[Figure scripts]

──────

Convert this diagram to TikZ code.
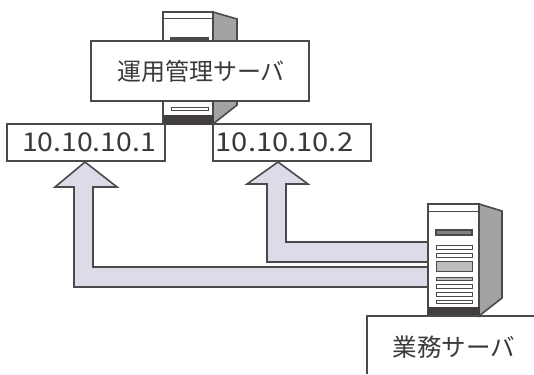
\documentclass[tikz,border=0pt]{standalone}
\usepackage{fontspec}
\setmainfont{Noto Sans CJK JP}
\definecolor{ink}{HTML}{4A4A4A}
\definecolor{txt}{HTML}{3A3A3A}
\definecolor{flow}{HTML}{DDDBE8}
\definecolor{side}{HTML}{A3A3A3}
\definecolor{base}{HTML}{423E3E}
\definecolor{slotg}{HTML}{BDBDBD}
\tikzset{
  line/.style={draw=ink,line width=1.5pt,line join=miter},
  labelbox/.style={line,fill=white,inner sep=0pt,text=txt,font=\fontsize{18pt}{20pt}\selectfont},
  flowarrow/.style={draw=ink,line width=1.2pt,fill=flow,line join=miter},
  front/.style={draw=ink,line width=1.2pt,fill=white},
  sidepanel/.style={draw=ink,line width=1.2pt,fill=side},
  basebar/.style={draw=base,line width=.5pt,fill=base},
  slot/.style={draw=ink,line width=.7pt,fill=white},
  slotfill/.style={draw=ink,line width=.7pt,fill=slotg},
  slotdark/.style={draw=ink,line width=.9pt,fill=ink!70}
}
\begin{document}
\begin{tikzpicture}[x=0.75pt,y=-0.75pt]
\useasboundingbox (0,0) rectangle (534,374);
% flow arrows
\draw[flowarrow] (428,267) -- (93,267) -- (93,187) -- (117,187) -- (85,162) -- (55,187) -- (74,187) -- (74,287) -- (428,287);
\draw[flowarrow] (428,242) -- (286,242) -- (286,184) -- (308,184) -- (278,162) -- (247,184) -- (267,184) -- (267,262) -- (428,262);
% upper server
\draw[sidepanel] (213,12) -- (237,19) -- (237,105) -- (213,124) -- cycle;
\draw[front] (163,12) rectangle (213,124);
\draw[ink,line width=.7pt] (163,18) -- (213,18);
\draw[slotdark] (171,38) rectangle (208,40);
\draw[slot] (171,107) rectangle (208,110);
\draw[basebar] (163,115) rectangle (213,124);
% upper boxes
\node[labelbox,minimum width=163.5pt,minimum height=45pt] (manager) at (200,71) {\hspace*{1.5pt}運用管理サーバ};
\node[labelbox,minimum width=118.5pt,minimum height=27.5pt] (ipa) at (86,142.5) {\hspace*{4.5pt}\fontsize{19.5pt}{20pt}\selectfont\scalebox{1.09}[1]{10.10.10.1}};
\node[labelbox,minimum width=118.5pt,minimum height=27.5pt] (ipb) at (291.5,142.5) {\fontsize{19.5pt}{20pt}\selectfont\scalebox{1.12}[1]{10.10.10.2}\hspace*{10.5pt}};
% lower server
\draw[sidepanel] (479,204) -- (502,211) -- (502,298) -- (479,316) -- cycle;
\draw[front] (428,204) rectangle (479,316);
\draw[ink,line width=.7pt] (428,211) -- (479,211);
\draw[slotdark] (436,230) rectangle (472,235);
\draw[slot] (436,245) rectangle (472,249);
\draw[slot] (436,253) rectangle (472,257);
\draw[slotfill] (436,261) rectangle (472,271);
\draw[slotfill] (436,277) rectangle (472,280);
\draw[slot] (436,284) rectangle (472,288);
\draw[slot] (436,292) rectangle (472,296);
\draw[slot] (436,300) rectangle (472,303);
\draw[basebar] (428,307) rectangle (479,316);
% lower box, running off the picture
\coordinate (boxbl) at (367,374);
\coordinate (boxtl) at (367,316);
\coordinate (boxtr) at (534,316);
\draw[line] (boxbl) -- (boxtl) -- (boxtr);
\node[inner sep=0pt,text=txt,font=\fontsize{18.4pt}{20pt}\selectfont] (work) at (454,347) {業務サーバ};
\end{tikzpicture}
\end{document}
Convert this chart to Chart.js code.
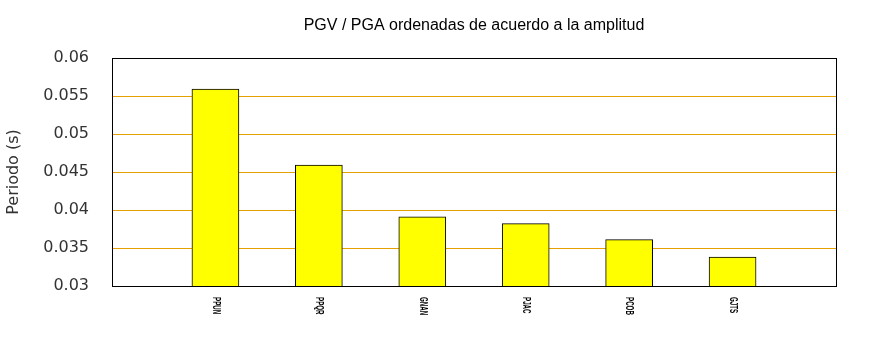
<!DOCTYPE html>
<html>
<head>
<meta charset="utf-8">
<script src="https://cdn.jsdelivr.net/npm/chart.js@4"></script>
<style>
  body { margin: 0; background: #fff; }
  #wrap { width: 870px; height: 350px; }
</style>
</head>
<body>
<div id="wrap"><canvas id="periodChart"></canvas></div>
<script>
// estaciones ordenadas por amplitud (huecos vacios a los extremos)
const stations = ['', 'PPUN', 'PPQR', 'GNAN', 'PJAC', 'PCOB', 'GJTS', ''];
const periods = [null, 0.0559, 0.0459, 0.0391, 0.0382, 0.0361, 0.0338, null];
const yTicks = [0.03, 0.035, 0.04, 0.045, 0.05, 0.055, 0.06];
const chartTitle = 'PGV / PGA ordenadas de acuerdo a la amplitud';

// lineas guia naranjas detras de las barras
const gridPlugin = {
    id: 'orangeGrid',
    beforeDatasetsDraw(chart) {
        let ctx = chart.ctx;
        let a = chart.chartArea;
        let ys = chart.scales.y;
        ctx.save();
        ctx.strokeStyle = '#e6a000';
        ctx.lineWidth = 1;
        yTicks.slice(1, -1).forEach(v => {
            let y = Math.round(ys.getPixelForValue(v)) + 0.5;
            ctx.beginPath();
            ctx.moveTo(a.left, y);
            ctx.lineTo(a.right, y);
            ctx.stroke();
        });
        ctx.restore();
    }
};

// titulo centrado sobre el area, marco negro y etiquetas verticales
const framePlugin = {
    id: 'frame',
    afterDraw(chart) {
        let ctx = chart.ctx;
        let a = chart.chartArea;
        ctx.save();
        ctx.strokeStyle = '#000';
        ctx.lineWidth = 1;
        ctx.strokeRect(Math.round(a.left) + 0.5, Math.round(a.top) + 0.5,
            Math.round(a.right - a.left), Math.round(a.bottom - a.top));

        ctx.fillStyle = '#000';
        ctx.font = '16px "Liberation Sans", Arial, sans-serif';
        ctx.textAlign = 'center';
        ctx.textBaseline = 'middle';
        ctx.fillText(chartTitle, (a.left + a.right) / 2, 26);

        let xs = chart.scales.x;
        ctx.font = 'bold 10px "Liberation Sans", Arial, sans-serif';
        ctx.textAlign = 'left';
        stations.forEach((name, i) => {
            if (!name) return;
            ctx.save();
            ctx.translate(xs.getPixelForValue(i), a.bottom + 11);
            ctx.rotate(Math.PI / 2);
            ctx.scale(0.62, 1);
            ctx.fillText(name, 0, 0);
            ctx.restore();
        });
        ctx.restore();
    }
};

new Chart(document.getElementById('periodChart'), {
    type: 'bar',
    data: {
        labels: stations,
        datasets: [{
            data: periods,
            backgroundColor: '#ffff00',
            borderColor: '#000',
            borderWidth: 1,
            barThickness: 47
        }]
    },
    options: {
        responsive: true,
        maintainAspectRatio: false,
        animation: false,
        layout: { padding: { left: 0, right: 34, top: 58, bottom: 0 } },
        plugins: {
            legend: { display: false },
            tooltip: { enabled: false },
            title: { display: false }
        },
        scales: {
            x: {
                offset: false,
                grid: { display: false },
                border: { display: false },
                ticks: { display: false },
                afterFit: s => { s.height = 64; }
            },
            y: {
                min: 0.03,
                max: 0.06,
                afterBuildTicks: s => { s.ticks = yTicks.map(v => ({ value: v })); },
                grid: { display: false },
                border: { display: false },
                ticks: {
                    color: '#333',
                    padding: 15,
                    font: { family: '"DejaVu Sans", sans-serif', size: 16 },
                    callback: v => String(+v.toFixed(3))
                },
                title: {
                    display: true,
                    text: 'Periodo (s)',
                    color: '#333',
                    font: { family: '"DejaVu Sans", sans-serif', size: 16 },
                    padding: { top: 4, bottom: 0 }
                },
                afterFit: s => { s.width = 112; }
            }
        }
    },
    plugins: [gridPlugin, framePlugin]
});
</script>
</body>
</html>
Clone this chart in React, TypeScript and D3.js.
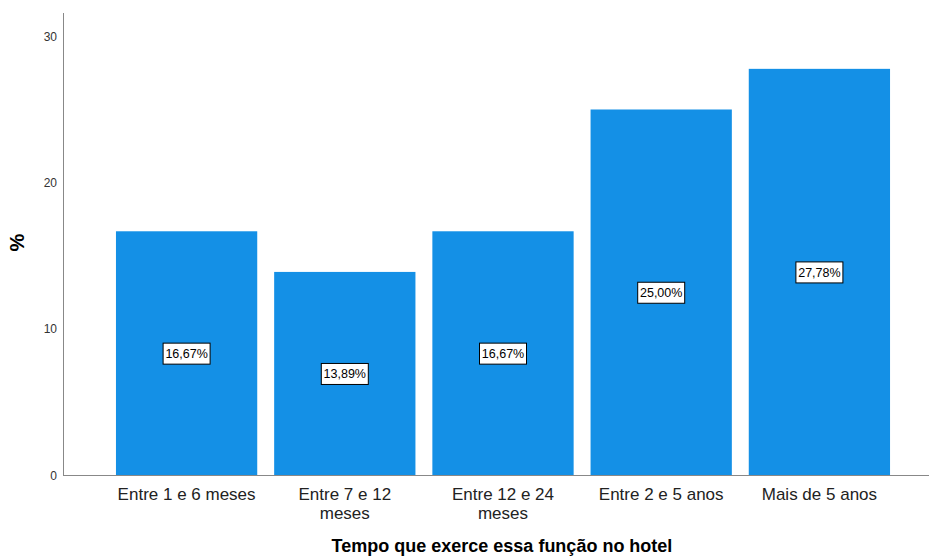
import React from "react";
import * as d3 from "d3";

const categories = ["Entre 1 e 6 meses", "Entre 7 e 12 meses", "Entre 12 e 24 meses", "Entre 2 e 5 anos", "Mais de 5 anos"];
const categoryLines = [["Entre 1 e 6 meses"], ["Entre 7 e 12", "meses"], ["Entre 12 e 24", "meses"], ["Entre 2 e 5 anos"], ["Mais de 5 anos"]];
const values = [16.67, 13.89, 16.67, 25.0, 27.78];
const yTicks = [0, 10, 20, 30];
const xTitle = "Tempo que exerce essa função no hotel";
const yTitle = "%";

const W = 929;
const H = 556;
const FONT = "'Liberation Sans', Arial, sans-serif";

export default function App() {
  const x = d3.scaleBand<string>().domain(categories).range([107.5, 898.5]).paddingInner(0.107).paddingOuter(0.0535);
  const y = d3.scaleLinear().domain([0, 31.6]).range([475, 13]);
  const fmt = (v: number) => v.toFixed(2).replace(".", ",") + "%";

  return (
    <svg width={W} height={H} style={{ position: "absolute", left: 0, top: 0, background: "#fff" }} fontFamily={FONT}>
      {values.map((v, i) => {
        const cx = x(categories[i])! + x.bandwidth() / 2;
        const yTop = y(v);
        const yMid = (y(v) + y(0)) / 2;
        return (
          <g key={i}>
            <rect x={x(categories[i])} y={yTop} width={x.bandwidth()} height={y(0) - yTop} fill="#1490e6" />
            <rect x={cx - 23.5} y={yMid - 10} width={47} height={21} fill="#fff" stroke="#000" strokeWidth={1} />
            <text x={cx} y={yMid + 5} textAnchor="middle" fontSize={12.5} fill="#000">{fmt(v)}</text>
          </g>
        );
      })}
      <line x1={63.5} x2={63.5} y1={y.range()[1]} y2={y(0)} stroke="#888" strokeWidth={1} />
      <line x1={63} x2={W} y1={y(0) + 0.5} y2={y(0) + 0.5} stroke="#888" strokeWidth={1} />
      {yTicks.map((t) => (
        <text key={t} x={57} y={y(t) + 4.5} textAnchor="end" fontSize={12} fill="#333">{t}</text>
      ))}
      {categoryLines.map((lines, i) => {
        const cx = x(categories[i])! + x.bandwidth() / 2;
        return (
          <text key={i} x={cx} y={500} textAnchor="middle" fontSize={17} fill="#222">
            {lines.map((l, j) => (
              <tspan key={j} x={cx} dy={j === 0 ? 0 : 18.5}>{l}</tspan>
            ))}
          </text>
        );
      })}
      <text x={502} y={552} textAnchor="middle" fontSize={18} fontWeight="bold" fill="#000">{xTitle}</text>
      <text transform={`translate(24,${y(15.9)}) rotate(-90)`} textAnchor="middle" fontSize={20} fontWeight="bold" fill="#000">{yTitle}</text>
    </svg>
  );
}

──────

What to do:
Transcribe only the lines above that start at the line containing "Clone this chart" and end at the line containing "import * as". Omit pictures.

Written solution:
Clone this chart in React, TypeScript and D3.js.
import React from "react";
import * as d3 from "d3";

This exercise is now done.